When the preceding scheme is applied by means of the finite elements method, the evolution of the temperatures at each point can be calculated. The color scale gives a visual indication of the temperatures in º C. Please note that the correspondence color-temperature is not the same for the different successive pictures corresponding to successive states.
For a correct analysis of the results, let us put our attention on the temperature differences that we can see inside the Carrobrick part which is in direct contact with the setting support. Those differences produce different thermal expansion/shrinkages, with the corresponding thermally generated internal stresses. The ware will break when the stresses are bigger than the material strength. It is important to see that the temperature of the Carrobrick wall directly in contact with the setting support is almost
the same as the temperature of the setting support at the contact point.

State 1 shows the initial conditions, when all parts are at the same initial temperature.

States 2, 3 and 4 show how the thinner walls cool down faster than the thicker ones.

State 5 shows that all the ware is at a basically homogeneous temperature from the second layer on. But, as shown by detail pictures of State 5, the temperature differences inside the first layer differ a lot depending on the different setting supports underneath.

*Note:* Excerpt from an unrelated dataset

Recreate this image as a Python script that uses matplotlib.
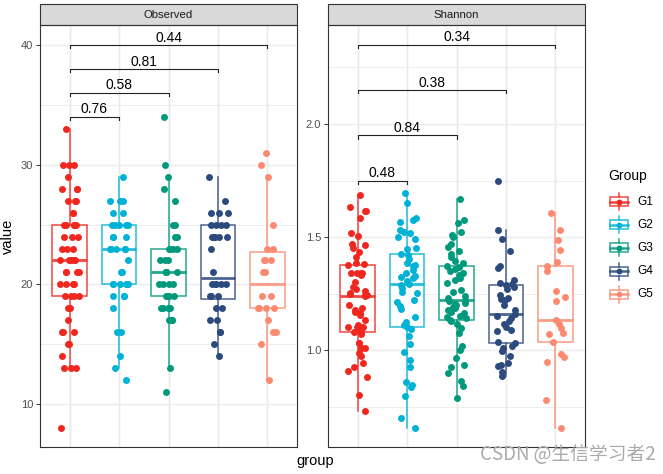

In the first case, with the lightweight setting support proposed by Forgestal, the Carrobrick in the first layer is at a basically homogeneous temperature, i. e. without significant internal stresses.
In the second case, with the solid setting support by Forgestal, small temperature differences are visible inside the first layer.
But the big temperature differences appear in the third case, with the corresponding probability of breakage.
It is obvious, from this analysis, that the first solution is clearly superior, the setting support following a cooling curve quite similar to the one of the ware, with, as a consequence, much less or no breakage in the first layer.
As it is customary in any thermal calculation-simulation, results can not be taken as a strict approach in absolute values, but they are very significant when comparing the behaviour of different solutions under the same conditions.